Rice is being packaged for export.
NDO - It is already the prime harvest time for the summer-autumn rice crop, but rice exporters are suffering a headache as prolonged social distancing is making it difficult for them to purchase the grain. Stronger measures are needed to solve the difficulties they are facing.
According to the Vietnam Food Association (VFA), rice prices are varying between difference provinces. Prices are higher where traffic is free-flowing and lower where movement is restricted.
Owing to the social distancing measures put in place to prevent the spread of COVID-19, rice exporters must adopt the model of “three on-site”, referring to on-site working, on-site eating and on-site breaks, resulting in reduced capacity. In addition, difficulties related to logistics have caused them to be unable to ship the grain to their partners despite having already secured orders.
Intimex, for instance, is expected to be able to ship only 30,000-35,000 tonnes compared with total orders of nearly 120,000 tonnes, including those cancelled since July, as they have been unable to hire cargo ships. The reason being that there are no vessels large enough for Africa-bound orders due to concerns over the epidemic.
Furthermore, shipping costs are extremely high, with a container costing US$15,000 to be transported to the United States. The movement of goods between domestic localities is also being hampered due to COVID-19 restriction measures. Such difficulties are causing rice exporters to not only suffer from revenue reductions but also face the risk of losing customers when the pandemic is eventually put under control.
VFA Vice Chairman Nguyen Trung Kien said there are currently only regulations on the green channel for roads while those for waterways are not clear and are subject to each locality, while 90% of rice transport is by waterways.
Furthermore, southern ports are in a serious shortage of workers due to regulations that restrict movement and people not being allowed to leave their homes after 6pm. Rice exporters are finding themselves in distress over rice logjams at seaports.

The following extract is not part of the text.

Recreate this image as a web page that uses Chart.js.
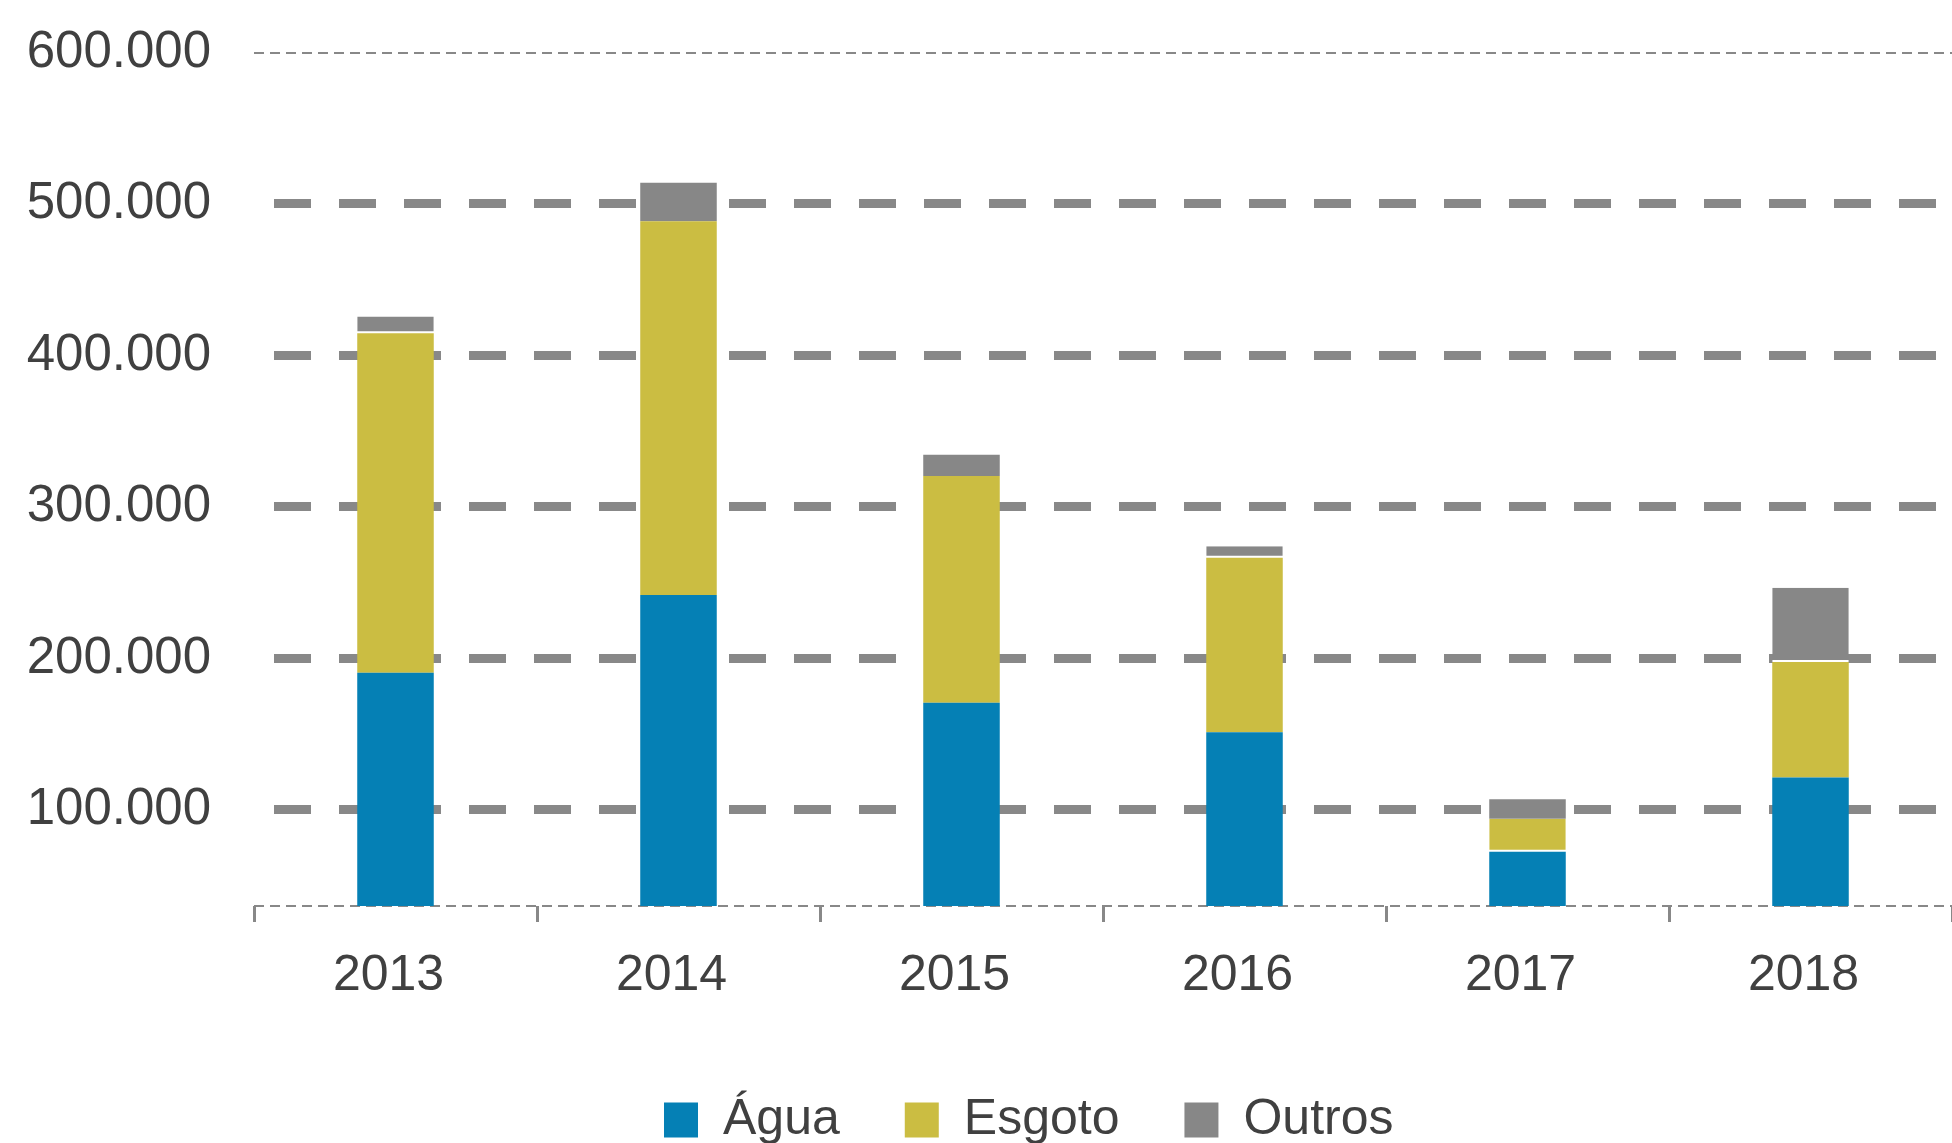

To deal with the situation, the VFA has suggested that the Government and ministries concerned promptly create a green channel for waterway transport and unify the rules across the southern region. The association also asked the Vietnam Maritime Administration to take measures to bring down the exorbitant shipping costs.
To remove the difficulties facing rice exporters, Cat Lai Port in Ho Chi Minh City reopened a wharf on August 16 to resume rice exports with a capacity of 70 containers per day, equivalent to around 1,750 tonnes of rice. This capacity is relatively small compared to the export demand but has partially resolved the problems facing enterprises amid distancing measures and large backlogs.
More than a month ago, Cat Lai Port was forced into temporarily closure due to COVID-19 and rice loading at this wharf was suspended.
Besides resolving difficulties in warehousing, the Ministry of Industry and Trade (MOIT) recently proposed that the Prime Minister assign the State Bank of Vietnam to direct commercial banks to provide loans with lower interest rates for rice exporters and allow them to use the products to be purchased as collateral.
Previously, the MOIT asked the Ministry of Transport, the Ministry of Health and other agencies concerned to urgently open the green channel for waterway transport. The MOIT also proposed allowing workers of seaports to go out after 6pm in order to clear the backlogs as long as they test negative for the coronavirus.
For its part, the Maritime Administration has also requested shipping lines to refrain from raising their shipping costs until the end of the year.
Only when the aforementioned measures are taken in tandem with each other can the difficulties facing rice exporters be resolved so as to purchase all the rice of the summer-autumn crop from farmers in a timely manner.